MM: In any case, you’re finally being paid what you’re worth. Let’s say it didn’t break for you at the point it did. For a lot of people it never does. Would you just slog through it forever on a passionate love for acting?

TR: You just do. That’s what I did. I got to the point where I couldn’t make next month’s rent in L.A., with films that had been out and stuff. People wanted me in their movies and I was still turning them down. And, you know, after you can’t make the rent you just have to keep going.

MM: So you would be 45, waiting tables, doing regional theater that nobody wants to see, because you want to act.

TR: You either want to act or you want to become rich, you know—

MM: That’s great, that kind of passion. It’s probably what attracts you to independent film.

TR: There’s that, but it’s really the kind of films that they were making here that I was seeing back in the ’70s.

MM: How do you exorcise your demons? Do you find acting therapeutic?

TR: Yeah, it’s therapeutic, absolutely. That’s why a director also has to be a psychiatrist, and if you’re no good at that, don’t do it.

MM: Are you surprised at the level of success that you’ve achieved—

TR: Yes.

MM: or did you always know?

TR: No, I never considered it. You get a lot of failure and I never worried about it. I just plowed on. And then when you do get some kind of recognition it’s extraordinary and it’s surprising but it’s great. And it helps me work, it means I can work.

MM: Does it give you more confidence?

TR: It doesn’t really change your confidence. There are always times when you think, oh shit, I can’t do this, before you get into something. And that kind of insecurity is probably a good thing. But I try not to worry about it. In a world that’s not really considered art anymore, that’s considered more of an industry, there’s always somebody else coming up, so you shouldn’t worry about it. Just get going and try to stay active.

MM: How much did that instruction by Chris Menges help you?
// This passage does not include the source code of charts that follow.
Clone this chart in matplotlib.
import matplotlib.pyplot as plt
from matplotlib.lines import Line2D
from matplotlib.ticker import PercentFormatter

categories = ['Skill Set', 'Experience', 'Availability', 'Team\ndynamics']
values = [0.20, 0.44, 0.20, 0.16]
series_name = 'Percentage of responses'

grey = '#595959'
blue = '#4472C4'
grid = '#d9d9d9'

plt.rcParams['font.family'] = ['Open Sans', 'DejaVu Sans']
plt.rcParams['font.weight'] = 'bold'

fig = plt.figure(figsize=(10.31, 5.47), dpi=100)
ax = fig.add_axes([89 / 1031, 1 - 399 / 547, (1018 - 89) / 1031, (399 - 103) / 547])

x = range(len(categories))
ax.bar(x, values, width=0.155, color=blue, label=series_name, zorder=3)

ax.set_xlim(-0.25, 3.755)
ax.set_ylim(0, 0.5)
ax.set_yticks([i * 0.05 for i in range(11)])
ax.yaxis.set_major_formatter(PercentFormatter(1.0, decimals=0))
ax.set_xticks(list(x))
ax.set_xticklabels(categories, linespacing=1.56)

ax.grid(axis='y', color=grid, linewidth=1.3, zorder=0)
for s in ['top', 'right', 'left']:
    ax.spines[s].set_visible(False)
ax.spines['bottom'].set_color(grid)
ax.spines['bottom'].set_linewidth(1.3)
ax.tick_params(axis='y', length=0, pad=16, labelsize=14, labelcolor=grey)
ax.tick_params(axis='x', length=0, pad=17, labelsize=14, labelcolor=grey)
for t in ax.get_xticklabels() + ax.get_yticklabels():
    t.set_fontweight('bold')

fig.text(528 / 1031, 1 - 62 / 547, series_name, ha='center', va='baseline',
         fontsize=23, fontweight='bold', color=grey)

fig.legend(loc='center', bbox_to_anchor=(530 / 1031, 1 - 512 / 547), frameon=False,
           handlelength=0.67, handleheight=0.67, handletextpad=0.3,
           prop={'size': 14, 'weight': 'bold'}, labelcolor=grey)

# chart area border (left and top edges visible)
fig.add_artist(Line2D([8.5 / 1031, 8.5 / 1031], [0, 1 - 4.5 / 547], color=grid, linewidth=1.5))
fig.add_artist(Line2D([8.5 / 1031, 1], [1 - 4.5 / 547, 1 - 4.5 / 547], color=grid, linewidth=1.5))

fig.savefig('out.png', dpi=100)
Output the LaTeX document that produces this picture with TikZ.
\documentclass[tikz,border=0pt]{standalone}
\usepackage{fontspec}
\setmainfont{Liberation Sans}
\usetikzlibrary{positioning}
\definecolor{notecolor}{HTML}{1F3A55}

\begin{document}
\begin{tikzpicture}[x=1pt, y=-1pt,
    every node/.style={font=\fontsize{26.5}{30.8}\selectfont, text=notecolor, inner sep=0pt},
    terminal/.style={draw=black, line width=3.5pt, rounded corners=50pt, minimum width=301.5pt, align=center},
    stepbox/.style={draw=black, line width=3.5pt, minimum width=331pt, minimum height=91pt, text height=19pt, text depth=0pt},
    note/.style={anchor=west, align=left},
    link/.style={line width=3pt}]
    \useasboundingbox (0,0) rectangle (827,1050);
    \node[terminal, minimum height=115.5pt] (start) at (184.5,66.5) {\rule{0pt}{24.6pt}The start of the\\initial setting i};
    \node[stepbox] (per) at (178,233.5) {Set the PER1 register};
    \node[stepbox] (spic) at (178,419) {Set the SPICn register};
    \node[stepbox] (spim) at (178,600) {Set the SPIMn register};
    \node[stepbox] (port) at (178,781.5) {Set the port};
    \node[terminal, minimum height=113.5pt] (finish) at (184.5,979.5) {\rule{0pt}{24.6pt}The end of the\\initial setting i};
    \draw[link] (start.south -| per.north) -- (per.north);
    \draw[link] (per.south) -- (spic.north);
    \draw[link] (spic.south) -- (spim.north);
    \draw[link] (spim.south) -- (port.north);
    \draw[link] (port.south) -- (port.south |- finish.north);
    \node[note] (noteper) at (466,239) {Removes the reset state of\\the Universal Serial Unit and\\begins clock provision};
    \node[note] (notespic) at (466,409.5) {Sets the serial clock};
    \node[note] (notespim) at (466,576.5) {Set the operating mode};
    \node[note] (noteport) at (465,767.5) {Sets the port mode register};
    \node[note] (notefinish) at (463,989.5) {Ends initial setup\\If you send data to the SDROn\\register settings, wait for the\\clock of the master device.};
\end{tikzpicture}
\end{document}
TR: He always just said [the lens] was like a black eye in a room — you can ignore it or use it, depending on the message you want to get across. If you really want to hit home, it’s your way of traveling into the minds of the audience. Sometimes you want to keep them in back of you somehow and not give them what they really want so they have to work, and sometimes you can turn around and hit them. It’s like using it as your spyhole. It’s always in your peripheral vision. You should always know where it is and what it does in terms of lens sizes and what it’s going to do. Then, once you know what it’s going to do, you forget about it.

MM: You’re aware of that, what size lens they’re using?

TR: Yeah. A lot of actors don’t care. I like to know, but that’s because I’m interested in that stuff anyway. I always thought that if I wasn’t an actor I would be an operator.

MM: Yeah, we just had Janusz Kaminski and Russ Carpenter up to Seattle and Vancouver, B.C. for workshops, doing some camera and lighting stuff. It was great seeing how they work. And they seem so happy. It’s like, hey man, I’m fine with this for the next 40 years.

TR: It’s interesting work. Actors should know technical stuff. Editing rooms are fascinating places.

MM: We were talking earlier about the arc of your success and your career. Do you think you’re doing your best work now? Are these the good old days?

TR: You do good and bad, you know? An arc, I always think, means there’s going to be some down time, so I’m always just trying to find things that still excite me and that are a serious challenge. That’s why with Four Rooms, it’s a slapstick comedy, pretty much. I’d never done that and wanted to try it. It’s hit and miss, really. With Rob Roy I wanted to try that kind of broad brushstroke performance and see if I could pull it off.

MM: When you said inside that you wanted to do a romantic role, we thought you were just being facetious at first.

TR: A thing that I did in England was a film called Captives, which Miramax has, and it was a romantic story, although it’s set in prison. It’s about a woman who works in the prison and has a relationship with an inmate, which is illegal to do. So it’s a kind of dodgy premise, but it’s a romance, and I was interested to do it. They don’t come to me often because physically I don’t look the part, especially in America. There’s a certain way that men are supposed to look. They all go to the gym and all that…so it just doesn’t happen.